Although much more challenging than the Letters Game, you will still learn how to write a program that can beat the very best human contestants also at this game.

At the heart of online travel recommendation services such as the one offered by Google are algorithms for finding the shortest path between two points on a map.

Google Travel Recommendation for the Amsterdam-Maastricht Route

You will learn how to write a program to find the shortest route between any two major cities in the Netherlands.

In the Treaty of Rome (1957) the six founding members of the European Union fixed the voting rule to decide on proposals in the European Council. To pass, a proposal had to get at least 12 votes. France, Germany, and Italy each had 4 votes; Belgium and the Netherlands each had 2 votes; and Luxembourg had 1 vote. Is that fair?

Treaty of Rome Signing Ceremony (source: Wikipedia)

You will learn how to write a program to compute the voting power of each country, so as to be able to discuss such questions of fairness systematically.

You will learn how to write a program to automatically solve some of the most difficult exercises for your Logic course, such as producing a semantic tableau to prove that a given conclusion logically follows from a given set of premises.

Blackboard with Tableau Rules (source: Introduction to Logic, IIT Kanpur)

Alas, by the time you will know enough about algorithms and programming to do this, the Logic course will have moved on to even more difficult material.

In 1742, in a letter to the famous mathematician Leonhard Euler, Christian Goldbach conjectured that every even number greater than 2 is the sum of two prime numbers. To date, no mathematician has been able to prove that Goldbach's Conjecture really is true for all even numbers.

Goldbach's letter to Euler (source: Wikipedia)

You will learn how to write a program that confirms the conjecture for all numbers up to 10,000 in under 1 second.

Suppose a robot starts in the upper lefthand corner of the maze shown below and wants to move to the lower righthand corner...

You will learn how to write a program to help the robot find its way through this and any other kind of maze.

The Eight Queens Problem is a famous chess problem asking you to place eight queens on a chess board in such a way that none of them can attack any of the others.

Chess Board (source: chesshouse.com)

You will learn how to write a program that solves the problem in under 10 milliseconds. And it will enumerate all possible solutions in under 100 milliseconds.

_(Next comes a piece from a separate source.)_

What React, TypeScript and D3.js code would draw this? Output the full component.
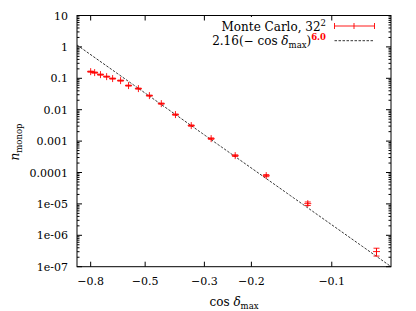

A farmer wants to get a fox, a chicken, and a bag of grain across a river, but at most one of these will fit in his boat besides himself. He mustn't leave the fox and the chicken on their own, nor the chicken and the grain, for fear of one of them getting eaten by the other. Is it possible to move everything safely to the other side?

You will learn how to write programs to solve puzzles of this kind in a systematic fashion.

Why Prolog? In Prolog you can write very short and elegant programs to solve nontrivial problems. For example, the nine problems described above on average require fewer than 30 lines of code. (Well, to be completely precise, for the route-finding application we also need access to a database of cities and roads in the Netherlands; and for the Letters Game we also need access to a lexicon.) The course will focus on the general patterns underlying the solutions to such problems. For example, finding a perfect answer in the Numbers Game, helping the robot through the maze, and solving the Eight Queens Problem can all be done by using the same kind of fundamental search algorithm.